An example illustrating use of LPA in algebraic equations.

`3x+5 = 11`

add the known equation `-5=-5` to the algebraic equation `=> (3x+5) -5 = 11 -5`

as per associative law
`=> 3x+(5 -5) = 11-5`

as per PEMA precedence
`=> 3x+0 = 6`

as per additive identity property `3x+0 = 3x`
`=> 3x = 6`

divide by the equation `3=3`
`=> (3x)-:3 = 6 -:3`

as per the commutative law of multiplication `3x=x xx 3`
`=> (x xx 3)-:3 = 6-:3`

as per multiplicative inverse property and associative law of multiplication
`=> x xx (3 xx 1/3) = 6-:3`

as per PEMA precedence
`=> x xx 1 = 2`

as per multiplicative identity
`=> x=2`

This example is quite simple for the elaborate solution. This elaborate solution is presented to illustrate the way the LPA is used in handling equations. When the problem is complex, this procedure helps to clarify if the steps are correct.

We learned that "A numerical expression can be modified as per Laws and Properties of Arithmetics to arrive at an equivalent numerical expression, which together is a numerical identity".

Algebraic expressions are modified to arrive at an equivalent algebraic expression, which together is an algebraic identity.

An example illustrating use of LPA in deriving algebraic identities.

`(a+b)(a-b)`

as per closure law of addition `a+b` is a number and as per distributive law `=(a+b) xx a - (a+b)xxb`

as per distributive law
`=a xx a +b xx a - axx b - bxxb`

as per commutative law of multiplication
`=a xx a +a xx b - axx b - bxxb`

as per closure law of multiplication `a xx b` is a number and as per additive inverse property `axxb - axxb = 0`
`=a xx a + 0 - bxxb`

as per additive identity property
`=a^2-b^2`

This results in the identity `(a+b)(a-b) = a^2-b^2`.

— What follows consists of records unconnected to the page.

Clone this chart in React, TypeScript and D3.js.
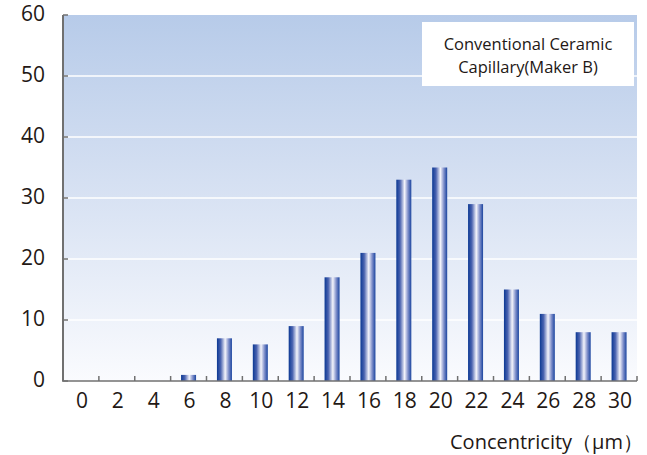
import React from "react";
import * as d3 from "d3";

const categories: number[] = [0, 2, 4, 6, 8, 10, 12, 14, 16, 18, 20, 22, 24, 26, 28, 30];
const counts: number[] = [0, 0, 0, 1, 7, 6, 9, 17, 21, 33, 35, 29, 15, 11, 8, 8];
const yTicks: number[] = [0, 10, 20, 30, 40, 50, 60];
const legendLines: string[] = ["Conventional Ceramic", "Capillary(Maker B)"];
const xTitle = "Concentricity（μm）";

const W = 647;
const H = 455;
const left = 63;
const right = 637;
const top = 15;
const bottom = 381;
const font = "'Open Sans', 'Noto Sans', sans-serif";

export default function App() {
  const x = d3
    .scaleBand<number>()
    .domain(categories)
    .range([left, right])
    .paddingInner(0)
    .paddingOuter(0);
  const y = d3.scaleLinear().domain([0, 60]).range([bottom, top]);
  const bw = 15;
  const boundaries = categories.map((c) => (x(c) as number) + x.bandwidth());
  const axisColor = "#707070";

  return (
    <svg width={W} height={H} style={{ position: "absolute", left: 0, top: 0 }}>
      <defs>
        <linearGradient id="bg" x1="0" y1="0" x2="0" y2="1">
          <stop offset="0" stopColor="#b7cbe9" />
          <stop offset="0.5" stopColor="#d8e2f3" />
          <stop offset="1" stopColor="#fafbfe" />
        </linearGradient>
        <linearGradient id="bar" x1="0" y1="0" x2="1" y2="0">
          <stop offset="0" stopColor="#0b3893" />
          <stop offset="0.25" stopColor="#4a63b0" />
          <stop offset="0.55" stopColor="#f4f4fb" />
          <stop offset="0.78" stopColor="#7f8fca" />
          <stop offset="1" stopColor="#1a449f" />
        </linearGradient>
      </defs>
      <rect x={0} y={0} width={W} height={H} fill="#ffffff" />
      <rect x={left} y={top} width={right - left} height={bottom - top} fill="url(#bg)" />
      {yTicks
        .filter((t) => t > 0 && t < 60)
        .map((t) => (
          <line key={"g" + t} x1={left} x2={right} y1={y(t)} y2={y(t)} stroke="#ffffff" strokeWidth={1.5} />
        ))}
      {categories.map((c, i) =>
        counts[i] > 0 ? (
          <rect
            key={"b" + c}
            x={(x(c) as number) + x.bandwidth() / 2 - bw / 2}
            y={y(counts[i])}
            width={bw}
            height={bottom - y(counts[i])}
            fill="url(#bar)"
          />
        ) : null
      )}
      <line x1={left} x2={left} y1={top} y2={bottom} stroke={axisColor} strokeWidth={2} />
      <line x1={left - 1} x2={right} y1={bottom} y2={bottom} stroke={axisColor} strokeWidth={1.5} />
      {yTicks.map((t) => (
        <line key={"yt" + t} x1={left} x2={left + 5} y1={y(t)} y2={y(t)} stroke={axisColor} strokeWidth={1.5} />
      ))}
      {boundaries.map((b, i) => (
        <line key={"xt" + i} x1={b} x2={b} y1={bottom} y2={bottom - 5} stroke={axisColor} strokeWidth={1.5} />
      ))}
      {yTicks.map((t) => (
        <text
          key={"yl" + t}
          x={45}
          y={y(t) + 6}
          textAnchor="end"
          fontFamily={font}
          fontSize={21}
          fill="#231815"
        >
          {t}
        </text>
      ))}
      {categories.map((c) => (
        <text
          key={"xl" + c}
          x={(x(c) as number) + x.bandwidth() / 2 + 1}
          y={408}
          textAnchor="middle"
          fontFamily={font}
          fontSize={21}
          fill="#231815"
        >
          {c}
        </text>
      ))}
      <text x={643} y={449} textAnchor="end" fontFamily={font} fontSize={20} fill="#231815">
        {xTitle}
      </text>
      <rect x={422} y={22} width={212} height={64} fill="#ffffff" />
      {legendLines.map((l, i) => (
        <text
          key={"lg" + i}
          x={528}
          y={50 + i * 23}
          textAnchor="middle"
          fontFamily={font}
          fontSize={16.5}
          fill="#231815"
        >
          {l}
        </text>
      ))}
    </svg>
  );
}
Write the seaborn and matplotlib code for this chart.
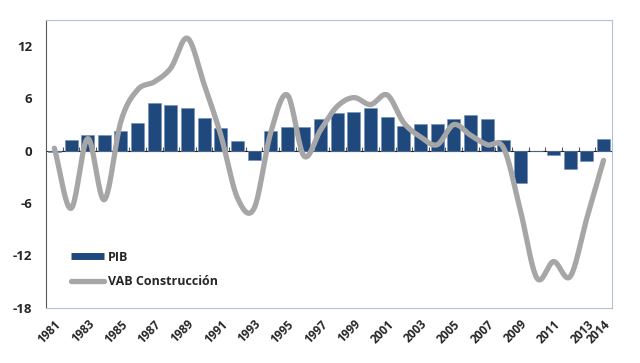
import numpy as np
import pandas as pd
import matplotlib
matplotlib.use("Agg")
import matplotlib.pyplot as plt
from matplotlib.lines import Line2D
import seaborn as sns

# datos
anios = list(range(1981, 2015))
pib = [-0.1, 1.2, 1.8, 1.8, 2.3, 3.2, 5.5, 5.2, 4.9, 3.8, 2.6, 1.1, -1.0, 2.3,
       2.7, 2.7, 3.7, 4.3, 4.5, 4.9, 3.9, 2.9, 3.1, 3.1, 3.7, 4.1, 3.7, 1.2,
       -3.7, 0.0, -0.5, -2.1, -1.2, 1.4]
vab_construccion = [0.3, -6.6, 1.4, -5.6, 3.4, 7.0, 7.9, 9.5, 12.9, 7.6, 1.8,
                    -5.4, -6.6, 2.1, 6.4, -0.6, 2.4, 5.1, 6.1, 5.3, 6.4, 3.2,
                    1.6, 0.7, 3.0, 1.8, 0.7, 0.3, -6.8, -14.6, -12.7, -14.4,
                    -7.7, -1.1]
etiquetas = [str(a) if (a - 1981) % 2 == 0 or a == 2014 else "" for a in anios]

AZUL = "#1F497D"
GRIS = "#A6A6A6"

df = pd.DataFrame({"anio": [str(a) for a in anios], "pib": pib})


def suavizar(x, y, n=20):
    # curva suavizada tipo Excel (Catmull-Rom) que pasa por los puntos
    x = np.asarray(x, float)
    y = np.asarray(y, float)
    px = np.concatenate([[2 * x[0] - x[1]], x, [2 * x[-1] - x[-2]]])
    py = np.concatenate([[2 * y[0] - y[1]], y, [2 * y[-1] - y[-2]]])
    xs, ys = [], []
    t = np.linspace(0, 1, n, endpoint=False)
    for i in range(1, len(px) - 2):
        for arr, out in ((px, xs), (py, ys)):
            p0, p1, p2, p3 = arr[i - 1], arr[i], arr[i + 1], arr[i + 2]
            out.extend(0.5 * (2 * p1 + (-p0 + p2) * t
                              + (2 * p0 - 5 * p1 + 4 * p2 - p3) * t ** 2
                              + (-p0 + 3 * p1 - 3 * p2 + p3) * t ** 3))
    xs.append(x[-1])
    ys.append(y[-1])
    return np.array(xs), np.array(ys)


sns.set_style("white")
plt.rcParams["font.family"] = ["Open Sans", "DejaVu Sans"]
plt.rcParams["axes.unicode_minus"] = False

fig = plt.figure(figsize=(6.4, 3.63), dpi=100)
ax = fig.add_axes([0.072, 0.152, 0.884, 0.793])

sns.barplot(data=df, x="anio", y="pib", color=AZUL, saturation=1,
            width=0.78, edgecolor="#6F8FBF", linewidth=0.4, ax=ax, zorder=2)

xs, ys = suavizar(np.arange(len(anios)), vab_construccion)
ax.plot(xs, ys, color=GRIS, lw=3.8, solid_capstyle="round",
        solid_joinstyle="round", zorder=3)

ax.set_xlim(-0.5, len(anios) - 0.5)
ax.set_ylim(-18, 15)
ax.set_yticks([-18, -12, -6, 0, 6, 12])
ax.set_xticks(range(len(anios)))
ax.set_xticklabels(etiquetas, rotation=45, ha="right", rotation_mode="anchor",
                   fontsize=8.5, fontweight="bold", color="#262626")
ax.tick_params(axis="x", length=0, pad=7)
ax.tick_params(axis="y", length=4, width=0.8, color="#595959", direction="out",
               labelsize=9.5, labelcolor="#262626", pad=6)
for lbl in ax.get_yticklabels():
    lbl.set_fontweight("bold")
ax.set_xlabel("")
ax.set_ylabel("")

for s in ["top", "right", "bottom"]:
    ax.spines[s].set_color("#B4C0D4")
    ax.spines[s].set_linewidth(0.8)
ax.spines["left"].set_color("#595959")
ax.spines["left"].set_linewidth(0.8)

# eje horizontal en el cero con marcas entre categorias
eje0 = ax.secondary_xaxis(18 / 33)
eje0.set_xticks(np.arange(0.5, len(anios) - 1, 1))
eje0.set_xticklabels([])
eje0.tick_params(length=3, width=0.8, color="#595959", direction="out")
eje0.spines["bottom"].set_color("#595959")
eje0.spines["bottom"].set_linewidth(0.9)

handles = [Line2D([0], [0], color=AZUL, lw=5, solid_capstyle="butt"),
           Line2D([0], [0], color=GRIS, lw=3.8, solid_capstyle="round")]
leg = ax.legend(handles, ["PIB", "VAB Construcción"], loc="lower left",
                bbox_to_anchor=(0.025, 0.03), frameon=False, handlelength=2.6,
                handletextpad=0.3, labelspacing=0.9,
                prop={"size": 9, "weight": "bold"})
for t in leg.get_texts():
    t.set_color("#262626")

fig.savefig("out.png", dpi=100)
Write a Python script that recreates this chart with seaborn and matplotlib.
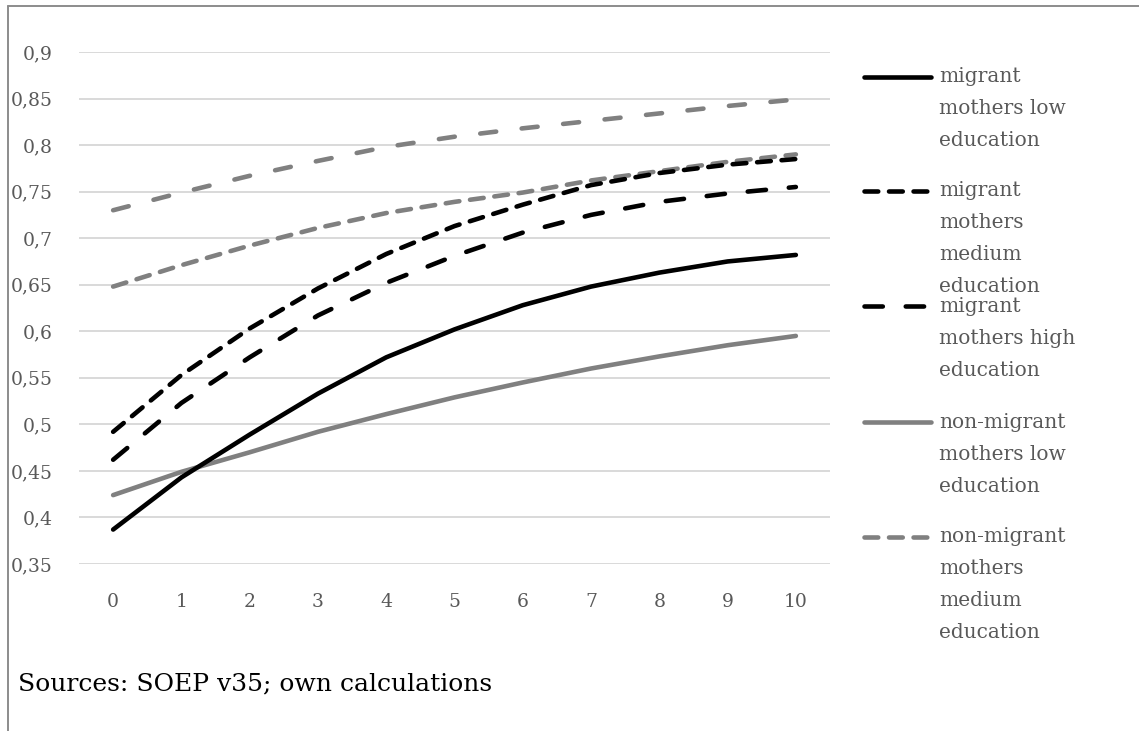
import matplotlib
matplotlib.use("Agg")
import matplotlib.pyplot as plt
from matplotlib.lines import Line2D
from matplotlib.ticker import FuncFormatter
import seaborn as sns
import pandas as pd

# ---- data ----
years = [0, 1, 2, 3, 4, 5, 6, 7, 8, 9, 10]
migrant_low = [0.387, 0.443, 0.489, 0.533, 0.572, 0.602, 0.628, 0.648, 0.663, 0.675, 0.682]
migrant_medium = [0.492, 0.553, 0.603, 0.646, 0.683, 0.713, 0.736, 0.757, 0.770, 0.779, 0.785]
migrant_high = [0.462, 0.523, 0.572, 0.617, 0.652, 0.681, 0.706, 0.725, 0.739, 0.748, 0.755]
nonmigrant_low = [0.424, 0.449, 0.470, 0.492, 0.511, 0.529, 0.545, 0.560, 0.573, 0.585, 0.595]
nonmigrant_medium = [0.648, 0.671, 0.692, 0.711, 0.727, 0.739, 0.749, 0.762, 0.772, 0.782, 0.790]
nonmigrant_high = [0.730, 0.749, 0.767, 0.783, 0.798, 0.809, 0.818, 0.826, 0.834, 0.842, 0.849]

series_names = ["migrant mothers low education", "migrant mothers medium education",
                "migrant mothers high education", "non-migrant mothers low education",
                "non-migrant mothers medium education", "non-migrant mothers high education"]
legend_lines = [["migrant", "mothers low", "education"],
                ["migrant", "mothers", "medium", "education"],
                ["migrant", "mothers high", "education"],
                ["non-migrant", "mothers low", "education"],
                ["non-migrant", "mothers", "medium", "education"]]
y_ticks = [0.35, 0.4, 0.45, 0.5, 0.55, 0.6, 0.65, 0.7, 0.75, 0.8, 0.85, 0.9]
source_text = "Sources: SOEP v35; own calculations"

# ---- style ----
sns.set_theme(style="white")
plt.rcParams["font.family"] = ["DejaVu Serif", "DejaVu Sans"]

W, H = 1139, 731
fig = plt.figure(figsize=(W / 100, H / 100), dpi=100)
ax = fig.add_axes([79 / W, 1 - 564 / H, (830 - 79) / W, (564 - 52) / H])

BLACK = "#000000"
GRAY = "#808080"
LW = 3.3
SHORT = (3.0, 2.35)
LONG = (4.0, 5.0)
GLONG = (3.5, 5.6)
styles = [
    (BLACK, None),
    (BLACK, SHORT),
    (BLACK, LONG),
    (GRAY, None),
    (GRAY, SHORT),
    (GRAY, GLONG),
]
values = [migrant_low, migrant_medium, migrant_high, nonmigrant_low, nonmigrant_medium, nonmigrant_high]

df = pd.DataFrame({"year": years * len(values),
                   "share": sum(values, []),
                   "group": sum([[n] * len(years) for n in series_names], [])})

# draw back to front: gray series first
order = [5, 4, 3, 2, 1, 0]
for i in order:
    col, dash = styles[i]
    sub = df[df["group"] == series_names[i]]
    sns.lineplot(data=sub, x="year", y="share", color=col, lw=LW, ax=ax,
                 legend=False, solid_capstyle="round")
    ln = ax.lines[-1]
    ln.set_dash_capstyle("round")
    if dash is not None:
        ln.set_dashes(dash)

ax.set_xlim(-0.5, 10.5)
ax.set_ylim(0.35, 0.9)
ax.set_xticks(years)
ax.set_xticklabels([str(y) for y in years])
ax.set_yticks(y_ticks)
ax.yaxis.set_major_formatter(FuncFormatter(lambda v, p: f"{v:g}".replace(".", ",")))
ax.grid(axis="y", color="#d9d9d9", lw=1.4)
ax.set_axisbelow(True)
for s in ax.spines.values():
    s.set_visible(False)
ax.tick_params(axis="both", length=0, colors="#595959", labelsize=13.5)
ax.tick_params(axis="x", pad=21)
ax.tick_params(axis="y", pad=19)
ax.set_xlabel("")
ax.set_ylabel("")

# ---- manual legend (Excel-style wrapped entries) ----
entry_y = [77, 191, 306, 422, 537]
line_gap = 32
for k, lines in enumerate(legend_lines):
    col, dash = styles[k]
    yf = 1 - entry_y[k] / H
    h = Line2D([864 / W, 931 / W], [yf, yf], transform=fig.transFigure, color=col, lw=LW,
               solid_capstyle="round", dash_capstyle="round")
    if dash is not None:
        h.set_dashes(dash)
    fig.add_artist(h)
    for j, t in enumerate(lines):
        fig.text(939 / W, 1 - (entry_y[k] + j * line_gap) / H, t, color="#595959",
                 fontsize=14.5, va="center", ha="left")

# ---- source note and frame ----
fig.text(18 / W, 1 - 684 / H, source_text, color="#000000", fontsize=18, va="center", ha="left")
fig.add_artist(Line2D([8 / W, 8 / W], [0, 1 - 6 / H], transform=fig.transFigure, color="#8c8c8c", lw=1.4))
fig.add_artist(Line2D([8 / W, 1], [1 - 6 / H, 1 - 6 / H], transform=fig.transFigure, color="#8c8c8c", lw=1.4))

fig.savefig("out.png", dpi=100)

We learned that "A Numerical Inequation and an equation can be combined, by addition, subtraction, multiplication, and division -- into a derived inequation."

Algebraic inequations can be modified with known numerical equations or other given algebraic equations.

An example illustrating use of LPA in algebraic inequations.

Consider `3x+2<8`

Considering an equation `-2=-2` and adding that to the inequation
`=> (3x+2)-2 <8-2`

by associative law of addition
`=> 3x+(2-2)<8-2`

by additive inverse property
`=> 3x+0<6`

by additive identity property
`=> 3x<6`

considering the equation `3=3` and dividing the inequation by this
`=> 3x-:3<6-:3`

by commutative law of multiplication `3 xx x = x xx 3`
`=> (x xx 3) -:3 < 6-:3`

by associative law of multiplication
`=> x xx (3 xx 1/3) < 6-:3`

by multiplicative identity and inverse properties
`=> x< 2`

This example is quite simple to give such an elaborate solution. The elaborate solution is presented to illustrate the way the LPA is used in handling algebraic inequations. When the problem is complex, this procedure helps to clarify if the steps are correct.

Algebra - First Principles : Algebra deals with algebraic expressions.

Algebraic expressions are representation of quantities with variables, numbers, and arithmetic operations between them.

The expressions are modified as per the PEMA precedence and CADI Laws and properties of Arithmetics.